Speculation/Conjecture
43. The applicant submitted that a number of findings of the RAT were based on pure speculation and conjecture on the part of the Tribunal. In particular, he made complaint in respect of the following findings:-

      "• If the family was genuinely at risk of a blood feud it is incredible that they might have been able to live unharmed until the date of the questionnaire, 27th November, 2007 (subpara. (g), p. 27)

      • The applicant's 'entire story simply does not ring true and is rejected' (subpara. (g), p. 27)

      • The fact that there has been no retribution killing in all of this time is telling of itself (subpara. (g), p. 27)"

44. It was submitted by the applicant that the Tribunal could not base credibility decisions on speculation or conjecture; the decision cannot be based simply on a gut feeling or a view based on experience or instinct that the truth has not been told. In this regard, the applicant relied on the decision in S.O. (a minor suing by his next friend NO.) v. Minister for Justice, Equality and Law Reform & Ors [2010] IEHC 151, wherein it was stated as follows by Edwards J.:-
      "The law is quite clear that the Tribunal member should not base credibility decisions on speculation or conjecture. In Zhuchkova v Minister for Justice, Equality and Law Reform [2004] IEHC 404 Clarke J., relying upon the judgment of Peart J in the Da Silveiria v Refugee Appeals Tribunal (Unreported, High Court, Peart J., 9th July, 2004) observed that:

        '.... there is a wider principle, being the one identified by Peart J., when he says that the decision cannot be based simply upon a gut feeling or a view based on experience or instinct that the truth has not been told A finding of lack of credibility, it is at least arguable, must therefore be based on a rational analysis which explains why, in the view of the deciding officer, the truth has not been told. “
45. I am satisfied that the portions of the decision criticised under this heading are not based on speculation or conjecture, but are reasonable inferences to be drawn from the facts established in evidence before the Tribunal.

Finding in relation to not having sought asylum in France
46. The Tribunal stated at subpara. (m) of its decision:-

      "The applicant did not apply for asylum in France and it is considered that it was within his competence to so do. Whereas it is accepted that no asylum seeker must apply for asylum in his first safe destination country, it is nonetheless considered that anyone fleeing a systemic and/or systematic type harm might do so without delay upon reaching such first destination country.
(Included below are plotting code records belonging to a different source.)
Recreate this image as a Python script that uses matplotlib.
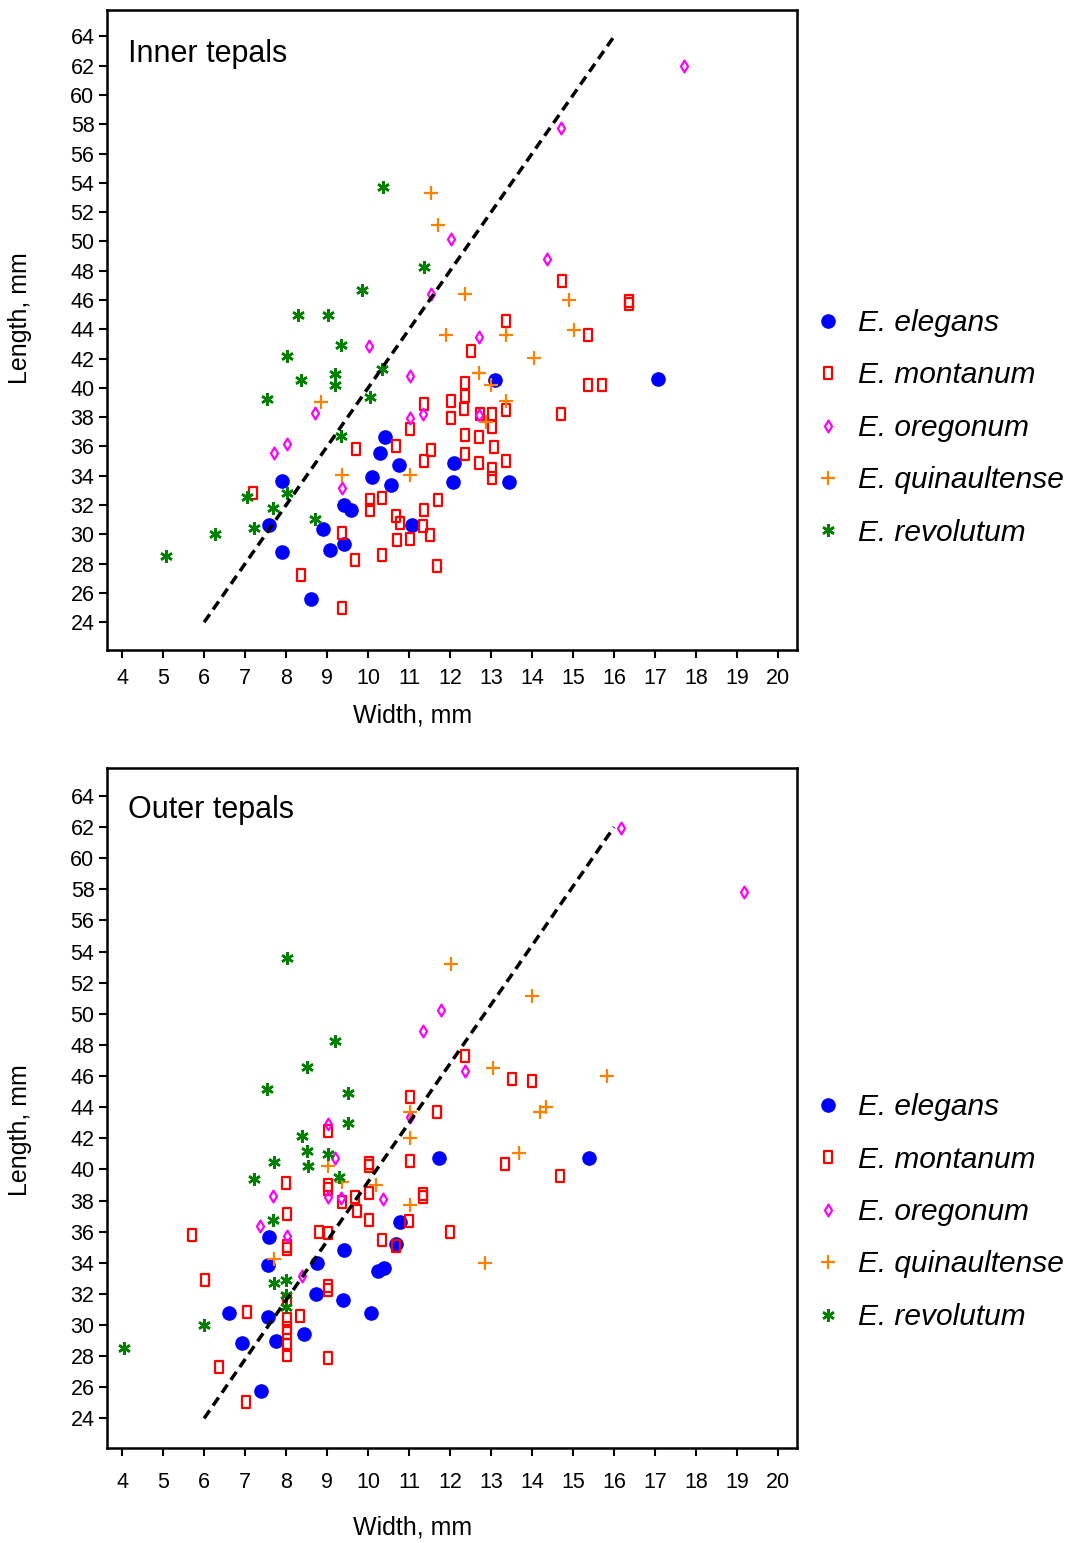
import numpy as np
import matplotlib.pyplot as plt
from matplotlib.path import Path

# ---- inner tepals (width, length) ----
in_elegans_x = [10.41, 10.28, 12.09, 10.75, 10.1, 10.57, 12.07, 7.9, 9.42, 9.59, 7.59, 8.91, 11.07, 9.42, 9.08, 7.9, 8.6, 13.1, 17.08, 13.44]
in_elegans_y = [36.65, 35.56, 34.87, 34.72, 33.92, 33.4, 33.58, 33.62, 32.03, 31.64, 30.67, 30.37, 30.67, 29.37, 28.96, 28.8, 25.62, 40.57, 40.61, 33.58]

in_montanum_x = [14.72, 16.37, 16.37, 13.37, 15.36, 12.51, 12.37, 12.37, 15.36, 15.71, 11.37, 12.03, 12.03, 12.35, 13.37, 14.71, 12.72, 13.03, 11.01, 13.03,
                 12.37, 12.71, 10.69, 13.06, 9.71, 11.54, 12.37, 11.37, 12.7, 13.37, 13.03, 13.03, 7.19, 10.05, 10.05, 10.35, 11.71, 11.37, 10.69, 10.79,
                 11.34, 11.52, 9.37, 10.71, 11.02, 9.69, 10.35, 11.69, 8.37, 9.37]
in_montanum_y = [47.3, 45.9, 45.7, 44.6, 43.64, 42.5, 40.34, 39.43, 40.23, 40.23, 38.93, 39.1, 37.97, 38.58, 38.52, 38.25, 38.2, 38.25, 37.17, 37.33,
                 36.81, 36.65, 36.04, 35.97, 35.86, 35.79, 35.51, 34.99, 34.9, 34.99, 34.44, 33.88, 32.83, 32.37, 31.69, 32.46, 32.33, 31.69, 31.24, 30.8,
                 30.57, 29.94, 30.12, 29.6, 29.66, 28.23, 28.57, 27.84, 27.2, 24.94]

in_oregonum_x = [17.71, 14.71, 12.02, 11.54, 14.37, 10.03, 11.01, 12.71, 8.71, 11.02, 11.33, 12.71, 8.03, 7.71, 9.37]
in_oregonum_y = [61.95, 57.77, 50.2, 46.4, 48.78, 42.84, 40.84, 43.47, 38.29, 37.97, 38.2, 38.13, 36.2, 35.58, 33.17]

in_quin_x = [11.54, 11.71, 12.37, 14.89, 11.89, 13.37, 15.02, 14.04, 12.71, 12.99, 13.37, 8.85, 12.87, 11.01, 9.36]
in_quin_y = [53.3, 51.1, 46.4, 45.98, 43.6, 43.6, 43.98, 42.04, 41.02, 40.18, 39.1, 39.04, 37.67, 34.03, 34.03]

in_revol_x = [10.37, 11.37, 9.85, 8.28, 9.02, 9.35, 8.03, 9.2, 9.2, 10.34, 8.37, 10.05, 7.54, 9.35, 7.05, 8.01, 7.68, 7.21, 8.71, 6.26, 5.06]
in_revol_y = [53.7, 48.25, 46.7, 45.0, 45.0, 42.95, 42.16, 40.97, 40.18, 41.3, 40.52, 39.38, 39.27, 36.7, 32.55, 32.83, 31.83, 30.46, 31.08, 30.0, 28.53]

in_line_x = [6, 16]
in_line_y = [24, 64]

# ---- outer tepals ----
out_elegans_x = [10.79, 11.74, 15.39, 7.59, 10.67, 9.41, 7.57, 8.75, 10.25, 10.39, 8.73, 9.39, 6.6, 7.57, 10.08, 6.93, 7.76, 8.43, 7.39]
out_elegans_y = [36.61, 40.71, 40.71, 35.65, 35.2, 34.79, 33.87, 33.98, 33.44, 33.66, 32.01, 31.63, 30.78, 30.52, 30.78, 28.85, 28.96, 29.45, 25.75]

out_montanum_x = [12.36, 13.51, 14.0, 11.01, 11.68, 11.01, 13.34, 14.67, 11.33, 11.33, 11.0, 12.0, 9.03, 10.02, 10.02, 8.0, 9.01, 9.01, 10.02, 9.36,
                  9.69, 9.72, 8.02, 10.02, 5.7, 8.79, 9.02, 8.02, 8.02, 10.35, 10.67, 9.02, 9.02, 8.02, 7.05, 8.35, 8.01, 8.01, 8.01, 8.02,
                  8.02, 9.03, 6.37, 7.02, 6.03]
out_montanum_y = [47.29, 45.81, 45.67, 44.64, 43.66, 40.52, 40.35, 39.6, 38.2, 38.4, 36.71, 36.01, 42.48, 40.4, 40.2, 39.13, 39.0, 38.74, 38.49, 37.93,
                  38.21, 37.31, 37.14, 36.78, 35.81, 36.01, 35.92, 35.11, 34.9, 35.49, 35.11, 32.48, 32.27, 31.58, 30.84, 30.58, 30.37, 29.8, 29.5, 28.7,
                  28.06, 27.85, 27.31, 25.07, 32.87]

out_oregonum_x = [16.16, 19.17, 11.78, 11.35, 12.36, 11.01, 9.01, 9.2, 7.68, 9.02, 9.34, 10.36, 7.36, 8.02, 8.38]
out_oregonum_y = [61.95, 57.85, 50.24, 48.87, 46.35, 43.4, 42.91, 40.75, 38.31, 38.21, 38.17, 38.1, 36.39, 35.75, 33.15]

out_quin_x = [12.01, 13.99, 13.04, 15.82, 11.01, 14.34, 14.2, 11.03, 13.67, 9.02, 9.37, 10.19, 11.03, 7.71, 12.86]
out_quin_y = [53.19, 51.12, 46.5, 46.03, 43.66, 43.98, 43.66, 41.99, 41.03, 40.2, 39.17, 39.0, 37.72, 34.26, 33.98]

out_revol_x = [8.02, 9.19, 8.51, 7.54, 9.52, 9.51, 8.38, 8.51, 8.54, 9.02, 7.71, 7.21, 9.28, 7.67, 7.71, 8.0, 8.0, 8.0, 6.0, 4.04]
out_revol_y = [53.6, 48.23, 46.6, 45.15, 44.94, 42.96, 42.16, 41.2, 40.24, 40.99, 40.45, 39.38, 39.49, 36.78, 32.7, 32.87, 31.9, 31.16, 29.98, 28.53]

out_line_x = [6, 16]
out_line_y = [24, 62]

species = ["E. elegans", "E. montanum", "E. oregonum", "E. quinaultense", "E. revolutum"]
xticks = list(range(4, 21))
yticks = list(range(24, 65, 2))

# tall rectangle and narrow diamond markers
rect = Path([(-0.37, -0.5), (0.37, -0.5), (0.37, 0.5), (-0.37, 0.5), (-0.37, -0.5)],
            [Path.MOVETO, Path.LINETO, Path.LINETO, Path.LINETO, Path.CLOSEPOLY])
diam = Path([(0, -0.5), (0.3, 0), (0, 0.5), (-0.3, 0), (0, -0.5)],
            [Path.MOVETO, Path.LINETO, Path.LINETO, Path.LINETO, Path.CLOSEPOLY])

plt.rcParams['font.family'] = ['Liberation Sans', 'DejaVu Sans']

fig = plt.figure(figsize=(10.73, 15.43), dpi=100)
ax1 = fig.add_axes([0.0997, 0.5787, 0.643, 0.4148])
ax2 = fig.add_axes([0.0997, 0.0616, 0.643, 0.4407])


def draw(ax, title, title_y, data, line, xpad, xlab_y, ylab_y):
    styles = [
        dict(marker="o", color="#0000FF", markersize=9.5, linestyle="none"),
        dict(marker=rect, markerfacecolor="none", markeredgecolor="#FF0000", markeredgewidth=1.6, markersize=8.5, linestyle="none"),
        dict(marker=diam, markerfacecolor="none", markeredgecolor="#FF00FF", markeredgewidth=1.6, markersize=8.5, linestyle="none"),
        dict(marker="+", color="#FF8000", markeredgewidth=1.6, markersize=9.5, linestyle="none"),
        dict(marker=(6, 2, 0), color="#008000", markeredgewidth=1.8, markersize=9, linestyle="none"),
    ]
    handles = []
    for (x, y), st, name in zip(data, styles, species):
        h, = ax.plot(x, y, label=name, **st)
        handles.append(h)
    ax.plot(line[0], line[1], color="black", linestyle=(0, (2.8, 1.7)), linewidth=2.5)
    ax.set_xlim(3.63, 20.46)
    ax.set_ylim(22.1, 65.8)
    ax.set_xticks(xticks)
    ax.set_yticks(yticks)
    ax.tick_params(direction="out", length=6, width=1.5, labelsize=15.5)
    ax.tick_params(axis="x", pad=xpad)
    ax.tick_params(axis="y", pad=3)
    for s in ax.spines.values():
        s.set_linewidth(1.8)
    ax.set_xlabel("Width, mm", fontsize=18)
    ax.set_ylabel("Length, mm", fontsize=18)
    ax.xaxis.set_label_coords(0.443, xlab_y)
    ax.yaxis.set_label_coords(-0.109, ylab_y)
    ax.text(0.03, title_y, title, transform=ax.transAxes, fontsize=22, va="baseline", ha="left")
    ax.legend(handles=handles, loc="center left", bbox_to_anchor=(1.006, 0.347), frameon=False,
              prop={"size": 21.5, "style": "italic"}, handletextpad=0.5, labelspacing=0.82,
              handlelength=1.0, borderaxespad=0.0)


draw(ax1, "Inner tepals", 0.919,
     [(in_elegans_x, in_elegans_y), (in_montanum_x, in_montanum_y), (in_oregonum_x, in_oregonum_y),
      (in_quin_x, in_quin_y), (in_revol_x, in_revol_y)],
     (in_line_x, in_line_y), 6.8, -0.083, 0.519)
draw(ax2, "Outer tepals", 0.926,
     [(out_elegans_x, out_elegans_y), (out_montanum_x, out_montanum_y), (out_oregonum_x, out_oregonum_y),
      (out_quin_x, out_quin_y), (out_revol_x, out_revol_y)],
     (out_line_x, out_line_y), 11.0, -0.100, 0.468)

fig.savefig("out.png", dpi=100)
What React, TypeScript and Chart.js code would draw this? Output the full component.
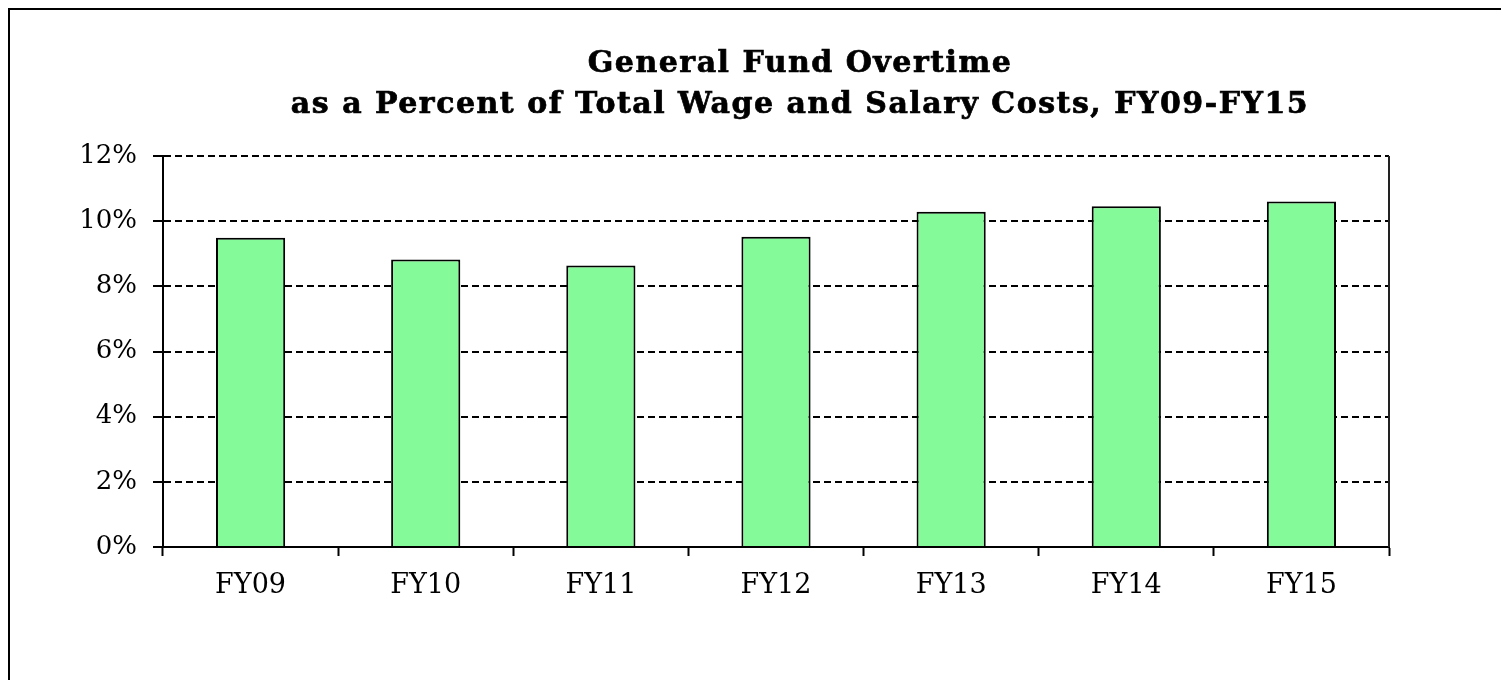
import React, { useEffect, useRef } from "react";
import { Chart, registerables } from "chart.js";

Chart.register(...registerables);

const titleLines = [
  "General Fund Overtime",
  "as a Percent of Total Wage and Salary Costs, FY09-FY15",
];
const categories = ["FY09", "FY10", "FY11", "FY12", "FY13", "FY14", "FY15"];
const overtimePct = [9.49, 8.82, 8.64, 9.52, 10.29, 10.46, 10.6];
const yMax = 12;
const yStep = 2;

const FONT = "'DejaVu Serif', serif";

const chartDecor = {
  id: "chartDecor",
  afterDatasetsDraw(chart: any) {
    const { ctx, chartArea } = chart;
    ctx.save();
    ctx.strokeStyle = "#222";
    ctx.lineWidth = 2;
    ctx.beginPath();
    ctx.moveTo(chartArea.right, chartArea.top);
    ctx.lineTo(chartArea.right, chartArea.bottom);
    ctx.stroke();
    ctx.restore();
  },
  afterDraw(chart: any) {
    const { ctx } = chart;
    ctx.save();
    ctx.fillStyle = "#000";
    ctx.strokeStyle = "#000";
    ctx.lineWidth = 0.7;
    ctx.font = `bold 30px ${FONT}`;
    (ctx as any).letterSpacing = "1.5px";
    ctx.textAlign = "center";
    ctx.textBaseline = "middle";
    const cx = chart.width / 2;
    const ys = [54, 95];
    titleLines.forEach((t, i) => {
      ctx.fillText(t, cx, ys[i]);
      ctx.strokeText(t, cx, ys[i]);
    });
    ctx.restore();
  },
};

export default function App() {
  const ref = useRef<HTMLCanvasElement | null>(null);
  useEffect(() => {
    if (!ref.current) return;
    const chart = new Chart(ref.current, {
      type: "bar",
      data: {
        labels: categories,
        datasets: [
          {
            data: overtimePct,
            backgroundColor: "#85FA98",
            borderColor: "#000",
            borderWidth: 2,
            barPercentage: 0.395,
            categoryPercentage: 1,
          },
        ],
      },
      plugins: [chartDecor],
      options: {
        responsive: false,
        animation: false,
        layout: { padding: { top: 146, left: 0, right: 201, bottom: 0 } },
        plugins: {
          legend: { display: false },
          tooltip: { enabled: false },
          title: { display: false },
        },
        scales: {
          x: {
            grid: {
              offset: true,
              drawOnChartArea: false,
              drawTicks: true,
              tickLength: 9,
              tickColor: "#000",
              tickWidth: 2,
            },
            border: { color: "#000", width: 2 },
            ticks: {
              color: "#000",
              font: { family: FONT, size: 27 },
              padding: 14,
            },
            afterFit: (s: any) => {
              s.height = 133;
            },
          },
          y: {
            min: 0,
            max: yMax,
            ticks: {
              stepSize: yStep,
              color: "#000",
              font: { family: FONT, size: 26 },
              padding: 16,
              callback: (v: any) => `${v}%`,
            },
            grid: {
              color: "#000",
              lineWidth: 2,
              drawTicks: true,
              tickLength: 10,
              tickColor: "#000",
              tickWidth: 2,
              tickBorderDash: [],
            },
            border: { color: "#000", width: 2, dash: [7, 4] },
            afterFit: (s: any) => {
              s.width = 153;
            },
          },
        },
      },
    });
    return () => chart.destroy();
  }, []);
  return (
    <div
      style={{
        width: 1501,
        height: 672,
        overflow: "hidden",
        boxSizing: "border-box",
        borderLeft: "2px solid #000",
        borderTop: "2px solid #000",
        background: "#fff",
      }}
    >
      <canvas ref={ref} width={1580} height={670} style={{ display: "block" }} />
    </div>
  );
}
Definitively this was France. It is considered cumulatively that the applicant intended and planned to leave his country of origin and intended and planned to access this jurisdiction. These are not the actions of a bona fide refugee flee (sic) suggested persecution. "
47. The applicant maintains that the decision of the Tribunal is internally inconsistent, by the Tribunal accepting that "no asylum seeker must apply for asylum in his first destination country" but by going on to find that "anyone fleeing a systemic and/or systematic type harm might do so without delay upon reaching such first destination country and by making a negative credibility finding because the applicant did not apply for asylum in France". The applicant claims that the Tribunal has thus failed to comply with the duty to give cogent and adequate reasons for his decision and in particular for a rejection of credibility.

48. The respondent states that the Tribunal Member noted that the applicant was unable to give specific details in relation to his travel to France and furthermore that he failed to seek asylum in France suggesting that he was not a bona fide refugee fleeing persecution. The applicant complains that an asylum seeker is not obliged to seek protection in the first safe country and it was submitted that no adverse inference can be drawn from this evidence. The respondent states that this submission is without regard to s. 11B(b) of the Refugee Act 1996 and the decision of Clark J. in A.R. (Georgia) v. Refugee Appeals Tribunal [2010] IEHC 487, wherein she stated as follows:-

      "The final negative finding relates to the applicant's failure to give a reasonable explanation for not seeking asylum in the first safe country in which he arrived. His explanation for staying in Russia for more than a year without seeking protection was that he might have experienced difficulties as a Georgian. However he travelled through several countries including France before coming to Ireland and the only explanation offered for not applying there was that people told him to come to Ireland. The Tribunal Member cannot be criticised for concluding that the applicant had failed to substantiate his claim that Ireland was the first safe country in which he arrived. He was perfectly entitled to rely on this aspect of s. 11B of the Refugee Act 1996 to doubt the applicant's credibility. "
49. The conclusion reached by the decision maker was one that was open to her on the evidence. She was entitled to draw an inference from the fact that the applicant did not apply for asylum in France. The finding that the applicant intended to leave his country of origin and come to this jurisdiction was a finding that was open to the Tribunal. Similarly, her finding that these actions were not the actions of a bona fide refugee fleeing persecution, was a finding that was open to her on the evidence.

Conclusions
50. For the reason set out herein, I find that the RAT erred in not granting an adjournment to the applicant so that an interpreter who understood and spoke the applicant's dialect of Albanian could be found. I am satisfied that the absence of such an interpreter was a causative factor in relation to the evidence of the applicant being taken to mean that his father would not tell him the name of the other family, lest the applicant would go and carry out a revenge killing straightaway. This was not what the applicant meant in his evidence. I am satisfied from the evidence of Ms. Bartels that what the applicant meant was that his father would not tell him the name of the other family, so that if anything happened to the father, the applicant would not be able to go and carry out a revenge killing. This error was a significant element in the finding of lack of credibility on the part of the applicant. In the circumstances, I will quash the decision of the RAT dated 14th May, 2010, and direct that the matter be remitted to the RAT for reconsideration by a different Tribunal Member.